Is medicine the right career for you?
Becoming a physician is not right for everyone. Take time to consider the mental, emotional and educational elements necessary to become a medical doctor.
The Physician's Path
A career in medicine may not be for everyone. Below are some general guidelines to help you decide if medical school is right for you:
- Can you commit to long hours of studying for many years?
- Do you handle stress well?
- Do you have the stamina for 10 years or more of long hours of exhausting, intense training?
- Are you motivated by helping and serving people in all walks of life?
- Are you prepared to sacrifice your social and family life for your chosen career?
- Can you afford the high costs?
- Or are you prepared to accumulate debt up to $200,000 before you start your medical career?
- Are your grades good enough to get into medical school?
- Can you maintain your academic achievement?

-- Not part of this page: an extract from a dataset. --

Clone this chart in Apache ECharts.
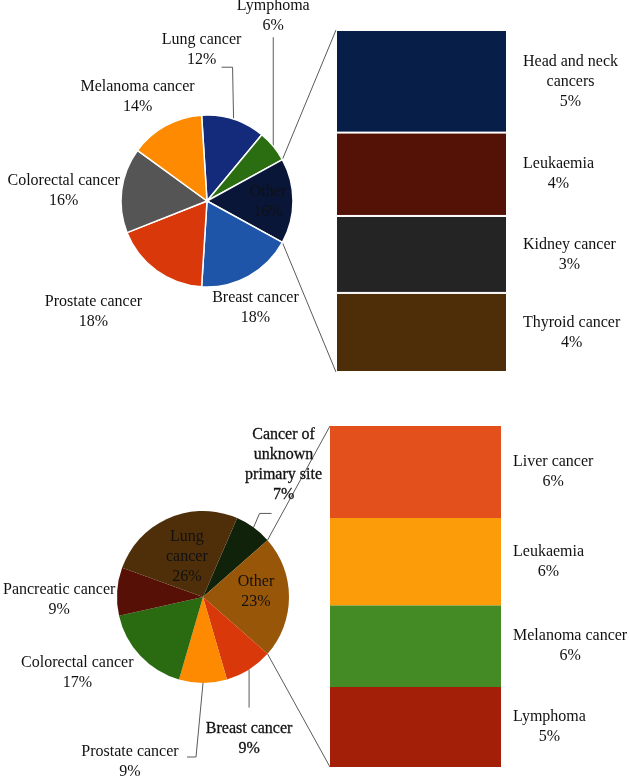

If you answered yes to the questions above, you may be a good candidate for medical school. Additionally, consider volunteering or working in a variety of health care settings to have a better understanding of the health care delivery system and your desire to be a part of it.
The rigors of a medical school curriculum are well-known, so it's important to challenge yourself academically in high school. College prep courses, along with a solid foundation in math and the natural and physical sciences, will prepare you for the required college courses for medical school.
To be a well-rounded applicant, we also recommend additional liberal arts courses in English, computer science, history and a foreign language. Also, participate in extracurricular activities at your school. These activities can help you develop important communication, leadership and time-management skills.
Choosing a College
There are a number of public and private undergraduate schools with curricula and resources to prepare you for medical school, and choosing the right institution is an important decision. Consult independent college guide books and make formal visits to college campuses through their admissions offices. Discuss each option with your parents and guidance counselor to get their perspectives.
What to look for in an undergraduate institution:
- Choose a college that offers an undergraduate major that will provide you with a satisfying career should you not gain admission to medical school right away, or at all.
- Select a college with an overall solid academic reputation. Find out if it is strong in the sciences and if it has good laboratory facilities.
- Check to see if the school has a premedical adviser who can provide you with academic guidance and information on medical schools.
- Find a school that fits both your academic and social needs.